I believe the atmosphere to have possessed a quiet and somber clarity. The barn door creaked gently on its hinges. Within, it was dark, but evidence of the day filtered through the planks of the walls. Strauss sat in a corner, on a small mound of hay. Sunlight fell across him in one glorious stripe, illuminating all around him floating particles. He looked up when he heard the door, the immediate rustling of footsteps. But he remained sitting as the stranger approached. His face was half shadowed, half luminous, and to the visitor, he had the stillness of a wounded saint, immobile in the golden air.

Slammings

I thought this was absolutely beautiful. The description was perfect; you didn't give too much, but you didn't leave me wanting more. The line "a rare and beautifully quiet peril" gave me chills. I read it over and over. 

 

However, there were a few things that threw me off. First off, the opening sentence is wonderful, and it pulls the reader in, but it looks (and reads) a little strange sitting there all by itself. I liked how you tried something new and used the Roman numerals to separate your ideas, but at times it got distracting (an example would be after the opening sentence). Is there a way to preserve the uniqueness without it being distracting?

 

Another thing that made me confused is the fourth paragraph. I don't understand why it is under its own Roman numeral, as it seems to be a continuation of the preceding paragraph, and not a complete subject change, as there was between the first and second Roman numerals.

 

Overall, however, this was a job done very, very well. Thank you! 
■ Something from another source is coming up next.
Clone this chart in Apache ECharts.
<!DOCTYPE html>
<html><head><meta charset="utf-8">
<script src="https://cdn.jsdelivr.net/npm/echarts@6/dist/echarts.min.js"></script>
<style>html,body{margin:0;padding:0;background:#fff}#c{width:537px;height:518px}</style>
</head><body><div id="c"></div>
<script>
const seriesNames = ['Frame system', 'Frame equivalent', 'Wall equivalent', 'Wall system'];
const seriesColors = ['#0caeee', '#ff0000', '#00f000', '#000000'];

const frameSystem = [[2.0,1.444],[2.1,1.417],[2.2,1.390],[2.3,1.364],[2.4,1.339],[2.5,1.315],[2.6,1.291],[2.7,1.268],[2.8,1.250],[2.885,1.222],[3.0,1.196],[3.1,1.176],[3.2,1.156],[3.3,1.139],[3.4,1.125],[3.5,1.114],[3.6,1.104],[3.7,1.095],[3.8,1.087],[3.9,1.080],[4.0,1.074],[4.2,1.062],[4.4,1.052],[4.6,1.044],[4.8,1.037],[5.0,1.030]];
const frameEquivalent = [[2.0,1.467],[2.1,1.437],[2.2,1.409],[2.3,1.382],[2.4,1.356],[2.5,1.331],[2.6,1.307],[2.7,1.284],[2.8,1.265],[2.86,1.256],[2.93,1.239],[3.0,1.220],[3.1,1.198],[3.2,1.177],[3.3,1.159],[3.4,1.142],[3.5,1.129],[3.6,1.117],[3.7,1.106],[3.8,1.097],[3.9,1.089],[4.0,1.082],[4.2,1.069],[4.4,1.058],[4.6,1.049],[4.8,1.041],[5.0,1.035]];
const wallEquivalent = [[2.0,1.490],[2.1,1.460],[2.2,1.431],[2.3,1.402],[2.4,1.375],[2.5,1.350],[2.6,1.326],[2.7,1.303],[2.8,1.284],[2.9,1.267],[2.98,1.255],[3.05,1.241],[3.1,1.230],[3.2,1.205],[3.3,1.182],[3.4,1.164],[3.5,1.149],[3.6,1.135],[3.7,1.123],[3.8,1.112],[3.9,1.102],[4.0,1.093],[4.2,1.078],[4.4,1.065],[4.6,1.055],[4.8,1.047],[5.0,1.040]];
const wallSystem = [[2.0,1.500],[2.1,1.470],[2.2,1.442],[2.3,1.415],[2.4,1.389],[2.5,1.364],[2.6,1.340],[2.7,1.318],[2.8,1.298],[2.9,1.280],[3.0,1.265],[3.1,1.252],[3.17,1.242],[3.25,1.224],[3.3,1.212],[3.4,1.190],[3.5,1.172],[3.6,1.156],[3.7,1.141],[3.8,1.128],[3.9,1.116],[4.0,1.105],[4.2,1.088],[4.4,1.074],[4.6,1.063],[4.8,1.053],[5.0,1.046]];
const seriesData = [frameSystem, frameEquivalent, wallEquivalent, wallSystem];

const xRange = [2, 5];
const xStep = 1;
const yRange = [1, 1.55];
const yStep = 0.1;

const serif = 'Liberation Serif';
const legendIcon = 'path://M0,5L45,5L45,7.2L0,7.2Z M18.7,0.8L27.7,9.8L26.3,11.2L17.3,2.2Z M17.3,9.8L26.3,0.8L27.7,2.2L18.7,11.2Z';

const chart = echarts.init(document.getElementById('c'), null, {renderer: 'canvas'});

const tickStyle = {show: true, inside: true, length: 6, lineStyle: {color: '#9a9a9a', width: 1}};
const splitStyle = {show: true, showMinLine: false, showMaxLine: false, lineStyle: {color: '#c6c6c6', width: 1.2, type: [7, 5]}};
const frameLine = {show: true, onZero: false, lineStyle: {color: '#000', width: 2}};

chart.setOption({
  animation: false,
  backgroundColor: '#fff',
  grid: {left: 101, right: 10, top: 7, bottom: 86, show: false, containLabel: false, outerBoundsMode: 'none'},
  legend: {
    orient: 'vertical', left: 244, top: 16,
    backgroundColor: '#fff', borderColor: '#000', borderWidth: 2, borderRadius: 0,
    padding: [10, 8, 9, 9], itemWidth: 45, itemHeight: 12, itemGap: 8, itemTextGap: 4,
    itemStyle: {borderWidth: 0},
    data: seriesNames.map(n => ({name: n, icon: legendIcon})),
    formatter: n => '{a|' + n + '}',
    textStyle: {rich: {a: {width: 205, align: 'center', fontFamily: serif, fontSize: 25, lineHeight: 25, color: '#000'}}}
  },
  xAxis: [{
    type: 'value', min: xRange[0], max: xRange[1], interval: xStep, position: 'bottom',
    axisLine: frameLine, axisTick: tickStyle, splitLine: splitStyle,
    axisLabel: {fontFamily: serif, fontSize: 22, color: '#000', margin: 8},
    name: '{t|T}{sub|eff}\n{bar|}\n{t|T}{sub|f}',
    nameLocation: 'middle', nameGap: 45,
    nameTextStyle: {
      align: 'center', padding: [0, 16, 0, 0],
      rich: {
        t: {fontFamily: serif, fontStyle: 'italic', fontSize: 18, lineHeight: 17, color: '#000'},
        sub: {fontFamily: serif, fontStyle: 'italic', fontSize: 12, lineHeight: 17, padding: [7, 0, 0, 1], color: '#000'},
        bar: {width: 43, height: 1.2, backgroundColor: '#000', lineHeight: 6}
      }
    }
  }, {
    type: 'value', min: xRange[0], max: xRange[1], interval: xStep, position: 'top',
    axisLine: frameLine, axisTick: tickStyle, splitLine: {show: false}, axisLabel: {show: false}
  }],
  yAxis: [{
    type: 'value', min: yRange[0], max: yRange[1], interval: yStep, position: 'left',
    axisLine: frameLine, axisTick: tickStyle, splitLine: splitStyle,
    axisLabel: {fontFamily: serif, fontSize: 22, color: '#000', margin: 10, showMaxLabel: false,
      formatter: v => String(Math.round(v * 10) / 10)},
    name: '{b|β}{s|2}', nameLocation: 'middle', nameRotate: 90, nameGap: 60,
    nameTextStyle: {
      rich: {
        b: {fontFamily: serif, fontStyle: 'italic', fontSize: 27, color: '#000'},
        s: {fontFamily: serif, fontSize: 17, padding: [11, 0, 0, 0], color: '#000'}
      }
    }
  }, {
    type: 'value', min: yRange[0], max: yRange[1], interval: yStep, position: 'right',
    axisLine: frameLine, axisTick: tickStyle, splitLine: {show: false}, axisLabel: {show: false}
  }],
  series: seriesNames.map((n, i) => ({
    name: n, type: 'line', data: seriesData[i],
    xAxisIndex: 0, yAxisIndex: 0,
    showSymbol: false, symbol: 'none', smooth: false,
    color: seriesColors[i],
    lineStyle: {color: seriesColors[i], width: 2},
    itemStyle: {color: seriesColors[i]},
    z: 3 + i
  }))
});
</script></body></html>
critiqued by HannahMc, Colorado Springs, CO
Aug 28, 2010

The last paragraph is very beautiful, but the rest confused me. Why does the piece have Liza's name in the title if it's all about her grandparents?
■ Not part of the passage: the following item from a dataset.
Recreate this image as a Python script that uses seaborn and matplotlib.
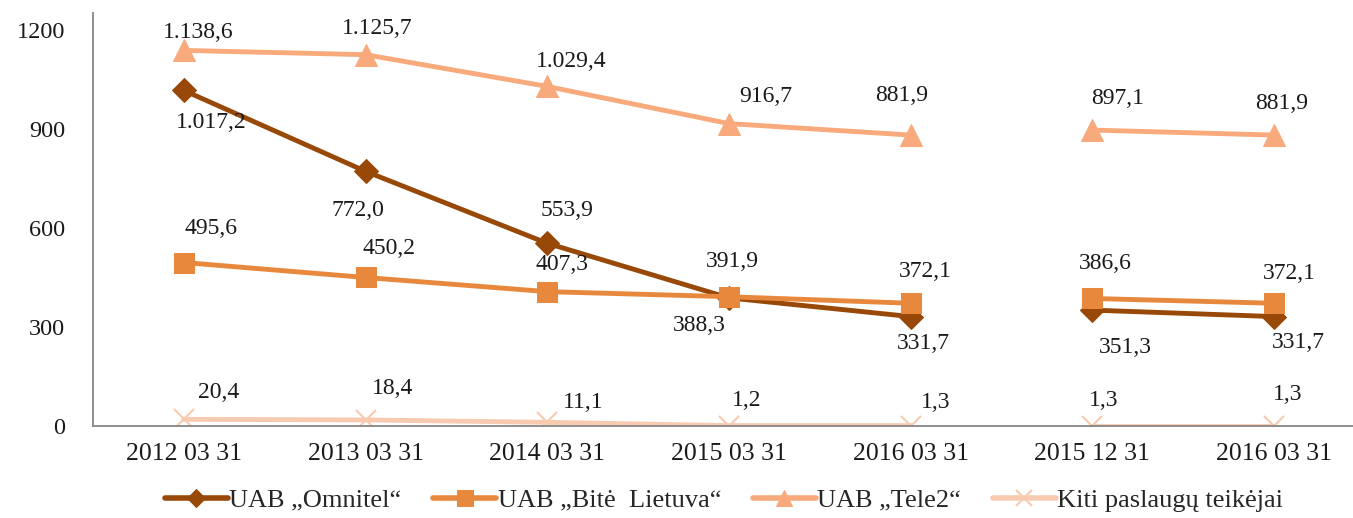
import pandas as pd
import matplotlib.pyplot as plt
import seaborn as sns
from matplotlib.colors import to_hex
from matplotlib.ticker import FixedLocator

# Data
dates = ['2012 03 31', '2013 03 31', '2014 03 31', '2015 03 31', '2016 03 31', '2015 12 31', '2016 03 31']
segment = [0, 0, 0, 0, 0, 1, 1]
series_names = ['UAB „Omnitel“', 'UAB „Bitė  Lietuva“', 'UAB „Tele2“', 'Kiti paslaugų teikėjai']
omnitel = [1017.2, 772.0, 553.9, 388.3, 331.7, 351.3, 331.7]
bite = [495.6, 450.2, 407.3, 391.9, 372.1, 386.6, 372.1]
tele2 = [1138.6, 1125.7, 1029.4, 916.7, 881.9, 897.1, 881.9]
kiti = [20.4, 18.4, 11.1, 1.2, 1.3, 1.3, 1.3]

colors = ['#984807', '#e8883c', '#f8aa7c', '#f8cbb0']
markers = ['D', 's', '^', 'x']
msizes = [12.5, 14.5, 15.5, 15]

# label offsets in pixels (dx, dy up) for each point
label_offsets = [
    [(27, -32), (-8, -39), (20, 33), (-30, -28), (13, -27), (33, -37), (24, -26)],
    [(27, 34), (23, 29), (15, 27), (3, 35), (15, 32), (13, 35), (15, 30)],
    [(14, 18), (12, 26), (24, 25), (37, 27), (-9, 40), (25, 32), (7, 32)],
    [(35, 27), (27, 31), (36, 20), (18, 25), (25, 23), (11, 25), (14, 31)],
]

rows = []
for name, vals in zip(series_names, [omnitel, bite, tele2, kiti]):
    for i, v in enumerate(vals):
        rows.append({'pos': i, 'value': v, 'series': name, 'seg': segment[i]})
df = pd.DataFrame(rows)

sns.set_style('white')
plt.rcParams['font.family'] = ['Liberation Serif', 'DejaVu Serif']

fig = plt.figure(figsize=(13.53, 5.18), dpi=100)
ax = fig.add_axes([93 / 1353, 92 / 518, 1272 / 1353, 413 / 518])

sns.lineplot(data=df, x='pos', y='value', hue='series', units='seg',
             estimator=None, palette=dict(zip(series_names, colors)),
             linewidth=3.5, ax=ax, legend=True)

handles, labels = ax.get_legend_handles_labels()
ax.get_legend().remove()


def style_line(line):
    c = to_hex(line.get_color())
    if c not in colors:
        return
    k = colors.index(c)
    line.set_marker(markers[k])
    line.set_markersize(msizes[k])
    line.set_markeredgecolor(c)
    line.set_markerfacecolor(c)
    if markers[k] == 'x':
        line.set_markeredgewidth(1.5)


for line in ax.lines:
    style_line(line)
for h in handles:
    style_line(h)
    h.set_linewidth(4)


def fmt(v):
    s = f'{v:,.1f}'
    return s.replace(',', ' ').replace('.', ',').replace(' ', '.')


for vals, offs in zip([omnitel, bite, tele2, kiti], label_offsets):
    for i, v in enumerate(vals):
        dx, dy = offs[i]
        ax.annotate(fmt(v), (i, v), xytext=(dx * 0.72, dy * 0.72), textcoords='offset points',
                    ha='center', va='center', fontsize=17, color='#1a1a1a')

ax.set_xlim(-0.5, 6.5)
ax.set_ylim(0, 1252)
ax.set_yticks([0, 300, 600, 900, 1200])
ax.set_xticks(range(len(dates)))
ax.set_xticklabels(dates)
ax.xaxis.set_minor_locator(FixedLocator([i - 0.5 for i in range(len(dates) + 1)]))
ax.tick_params(axis='x', which='major', length=0, pad=12, labelsize=18.5, labelcolor='#1a1a1a')
ax.tick_params(axis='x', which='minor', length=7, width=1.3, color='#868686', direction='out')
ax.tick_params(axis='y', length=7, width=1.3, color='#868686', direction='out', pad=13,
               labelsize=17.5, labelcolor='#1a1a1a')
ax.set_xlabel('')
ax.set_ylabel('')
sns.despine(ax=ax)
for sp in ['left', 'bottom']:
    ax.spines[sp].set_color('#868686')
    ax.spines[sp].set_linewidth(1.3)

fig.legend(handles, labels, loc='center', bbox_to_anchor=(724 / 1353, 1 - 500 / 518), ncol=4,
           frameon=False, fontsize=19, handlelength=2.4, handletextpad=0.05, columnspacing=1.2,
           markerscale=0.75)

plt.savefig('out.png', dpi=100)
plt.close()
critiqued by fountain-pen, France
Sep 20, 2010

AUTHOR'S NOTE:

 

First, thank you both for your critiques. I was trying something new with this piece. I have taken to the idea of painting a portrait of someone through what they tell me, rather than what I say of them. So, while I am creating a picture of Liza's grandparents, I mean this as an indirect portrait of herself. While I overload you with information both real and imagined about what she has told me, I do not wish you to completely forget that she was the original source for all of this. I almost wish the silence after the title about her to speak for her, rather than myself. This is sort of what I attempted with an earlier poem here on The Slam, called "My Grandfather" [June 2010], in which I describe only what he told me of his own grandmother. Also, addressing the separation of the last two scenes, as I like to call them... Although they are both "about" the same thing, they are not, truly. The third section is a background, based in fact, or the approximation of it. The last segment is entirely fictional, a "what if?" moment that I wished to be separate. I think of these segments as little rooms, and that each separation is like opening a new door. I thought the last segment deserved a new door. Thank you both once again!

critiqued by Liz, Pennsylvania
Sep 30, 2010

I just ran across this and absolutely loved it. The weaving of mutually exclusive histories was an interesting effect, and I thought that the first sentence was an excellent way of tying the two stories together.